The Hidden Middleman: Trusting Push Providers

Most modern push systems use intermediaries — such as Google, Apple, or browser vendors — to deliver messages. These push services act as brokers, sitting between your backend and the user’s device. This architecture makes large-scale message delivery possible but introduces a significant trust dependency. When you send a push message through FCM or APNs, your app server first sends the message to Google’s or Apple’s servers. Those servers then forward the message to the user’s device.

Even when the connection to these services is protected by TLS, the payload is decrypted on their servers before it’s relayed. This means your message is visible in plaintext to Google, Apple, or any push provider you’re using. If these providers are compromised, subpoenaed, or internally misconfigured, your message content could be exposed.

In some use cases — such as promotional messages — this exposure may be acceptable. But for sensitive content such as authentication codes, private messages, or health information, this is a serious privacy concern. Relying only on TLS while trusting intermediaries creates an illusion of security and fails to enforce true end-to-end privacy.

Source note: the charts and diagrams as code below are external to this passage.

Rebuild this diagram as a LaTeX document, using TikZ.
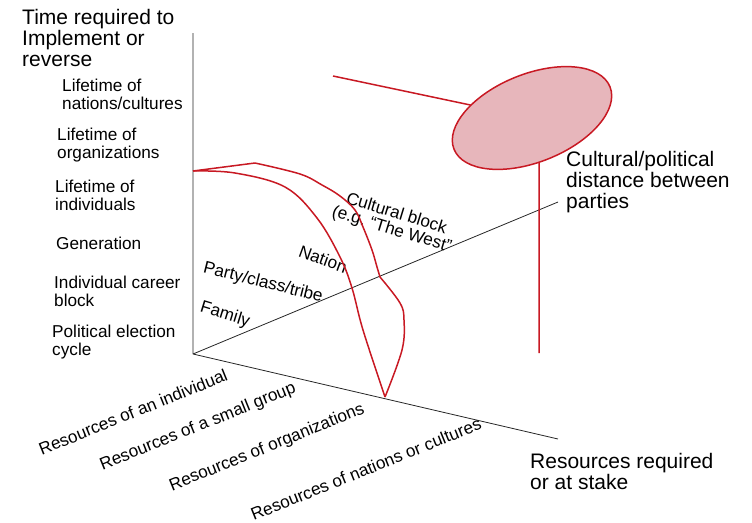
\documentclass[tikz,border=0pt]{standalone}
\usepackage{fontspec}
\setmainfont{Liberation Sans}
\usetikzlibrary{shapes.geometric}
\definecolor{cRed}{RGB}{200,25,35}
\definecolor{cPink}{RGB}{231,182,187}
\begin{document}
\begin{tikzpicture}
		[x=1pt, y=-1pt,
		axis/.style ={draw=black!85, line width=0.8pt},
		redline/.style ={draw=cRed, line width=1.5pt},
		small/.style ={inner sep=0pt, align=left, anchor=base west, font=\fontsize{17.2}{17.5}\selectfont},
		big/.style ={inner sep=0pt, align=left, anchor=base west, font=\fontsize{21}{21}\selectfont},
		tilted/.style ={inner sep=0pt, font=\fontsize{17.2}{16.5}\selectfont}]
		\useasboundingbox (0,0) rectangle (752,522);

		% axes
		\coordinate (origin) at (193,354);
		\coordinate (timetop) at (193,33);
		\coordinate (disttip) at (558,202);
		\coordinate (restip) at (558,439);
		\path[axis]
		(origin) -- (timetop)
		(origin) -- (disttip)
		(origin) -- (restip);

		% axis titles (base = last line)
		\node[big] (timettl) at (22,66) {Time required to\\Implement or\\reverse};
		\node[big] (distttl) at (566,208) {Cultural/political\\distance between\\parties};
		\node[big] (resttl) at (530,489) {Resources required\\or at stake};

		% time scale
		\node[small] (tnation) at (62,109) {Lifetime of\\nations/cultures};
		\node[small] (torg) at (57,158) {Lifetime of\\organizations};
		\node[small] (tindiv) at (55,210) {Lifetime of\\individuals};
		\node[small] (tgen) at (56,249) {Generation};
		\node[small] (tcareer) at (54,306) {Individual career\\block};
		\node[small] (telect) at (52,355) {Political election\\cycle};

		% resource scale
		\node[tilted, rotate=22] (rindiv) at (133,412) {Resources of an individual};
		\node[tilted, rotate=22] (rgroup) at (198,427) {Resources of a small group};
		\node[tilted, rotate=22] (rorg) at (267,448) {Resources of organizations};
		\node[tilted, rotate=22] (rnation) at (366,469) {Resources of nations or cultures};

		% distance scale
		\node[tilted, rotate=-17] (dfamily) at (225,315) {Family};
		\node[tilted, rotate=-14] (dparty) at (263,283) {Party/class/tribe};
		\node[tilted, rotate=-20] (dnation) at (323,259) {Nation};
		\node[tilted, rotate=-17, align=center] (dblock) at (394,222) {Cultural block\\(e.g.\ “The West”};

		% envelopes
		\draw[redline] plot[smooth, tension=0.6] coordinates
		{(193,171) (235,173) (285,187) (317,218) (340,257) (352,288) (363,330) (385,397)};
		\draw[redline] (193,171) -- (255,163)
		plot[smooth, tension=0.6] coordinates
		{(255,163) (300,174) (322,185) (340,196) (355,210) (363,227) (372,250) (377,267) (380,277)}
		plot[smooth, tension=0.6] coordinates
		{(380,277) (400,303) (404,320) (402,350) (385,397)};

		% parties
		\coordinate (blobc) at (532,118);
		\coordinate (armend) at (333,76);
		\coordinate (stemfoot) at (539,353);
		\coordinate (stemtop) at (539,150);
		\path[redline]
		(armend) -- (blobc)
		(stemfoot) -- (stemtop);
		\node[ellipse, draw=cRed, line width=1.5pt, fill=cPink, inner sep=0pt,
		minimum width=168pt, minimum height=88pt, rotate=21.8] (party) at (blobc) {};

	\end{tikzpicture}
\end{document}
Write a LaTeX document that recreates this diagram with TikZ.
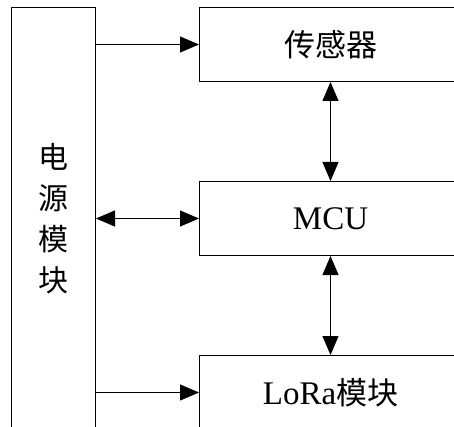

Payload Encryption: Closing the Privacy Gap

To truly protect push messages, especially sensitive ones, payload encryption must be added on top of TLS. Payload encryption ensures that the message content remains encrypted from the moment it leaves the application server until it is decrypted by the final client — and only the intended client. This approach prevents intermediaries like FCM or APNs from accessing the message content.

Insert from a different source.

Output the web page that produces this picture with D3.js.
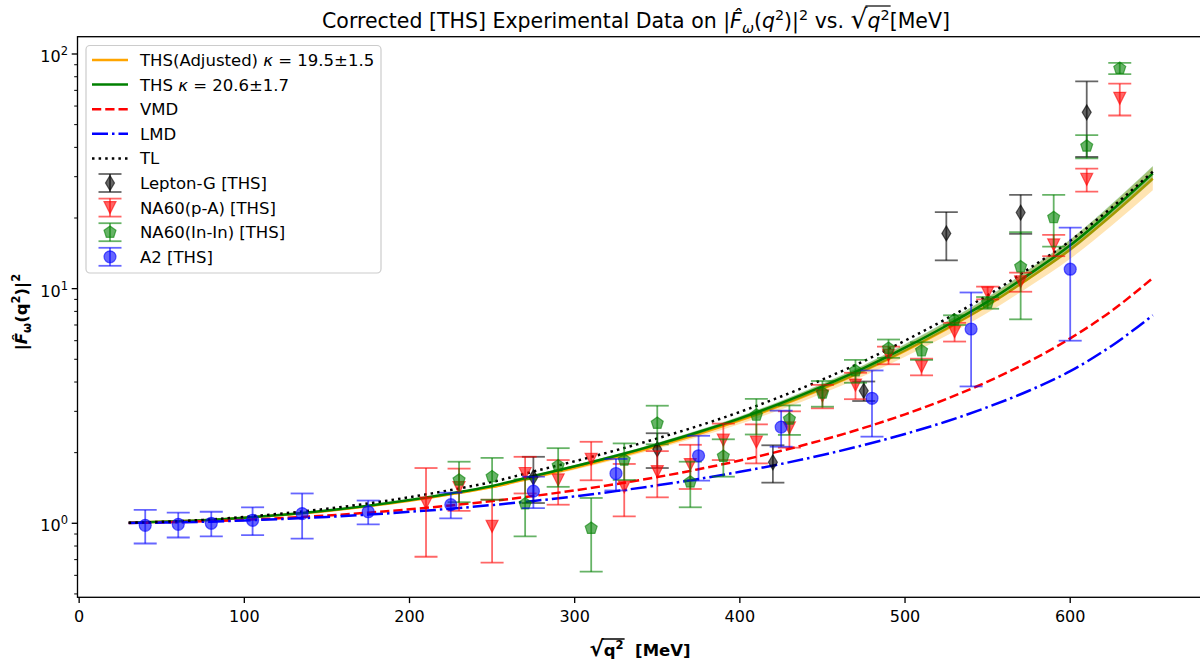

For web push, the W3C Push API and IETF Web Push Protocol require mandatory payload encryption using Elliptic Curve Diffie-Hellman (ECDH) key exchange and AES-GCM for symmetric encryption. This ensures that even though browser vendors operate the delivery infrastructure, they cannot decrypt the message content. Only the browser client with the correct private key can do that.

On mobile platforms, achieving payload encryption is more complex due to platform constraints and vendor APIs. However, developers can implement application-layer encryption, where message content is encrypted before being passed to the push provider and decrypted by the client-side app after receipt. This mimics end-to-end encryption and ensures that intermediaries remain blind to the content, even if they are fully trusted by the platform.

Metadata Exposure and the Illusion of Security

Even with TLS and payload encryption, another layer of data remains exposed: metadata. This includes message size, delivery timing, routing paths, recipient device identifiers, and possibly even the frequency and pattern of communication. TLS protects the contents but not the context in which the message is sent. For privacy-conscious applications, metadata exposure can be just as damaging as payload exposure.

For example, repeated push messages to a device can indicate behavioral patterns — when a user wakes up, performs certain actions, or is actively using the app. If this metadata is logged or analyzed by the push provider, it can be used for tracking, profiling, or even advertising purposes.

Therefore, while payload encryption closes the most critical gap in push notification security, developers must still be mindful of metadata exposure. Techniques such as message padding, time randomization, or anonymous routing (e.g., through proxies) can help, though they come at the cost of complexity and performance.

Security Best Practices for Push Messaging

Securing push notifications involves a layered approach, starting with TLS but not ending there. TLS is essential for protecting the communication channel and ensuring authenticity between the app server and push provider. However, it must be combined with payload encryption to protect the content of the message from third parties, including the providers themselves.

Additionally, developers should implement key rotation, maintain ephemeral session keys, and follow cryptographic best practices such as avoiding hardcoded secrets. On mobile, secure key storage (e.g., Keychain on iOS, Keystore on Android) is crucial for decrypting payloads safely. Auditing and logging policies should also be established to monitor who sends messages and how they are constructed.

Where possible, consider using open-source libraries that support payload encryption, or implement your own lightweight encryption layer using well-tested cryptographic primitives. Finally, educate users and stakeholders about what is encrypted and what is not, to set realistic expectations and ensure compliance with privacy regulations such as GDPR or HIPAA.

Conclusion: TLS Is a Start — Not the Finish Line

Transport Layer Security is a foundational security layer for modern applications — and it plays an important role in securing the delivery path for push notifications. However, it was never designed to guarantee end-to-end confidentiality, especially in systems involving intermediaries like push notification brokers. For developers and organizations looking to protect sensitive data, relying solely on TLS is not enough.

The key to secure push messaging lies in application-layer encryption — encrypting the payload before handing it off to the push provider. This ensures that only the intended recipient can decrypt and view the message, even if it travels through multiple trusted or untrusted systems. Combined with awareness of metadata exposure and platform-specific security constraints, developers can build push systems that are truly private, compliant, and resilient.

In the privacy-first era of software development, it’s time to go beyond TLS and implement real, user-centric security in push messaging.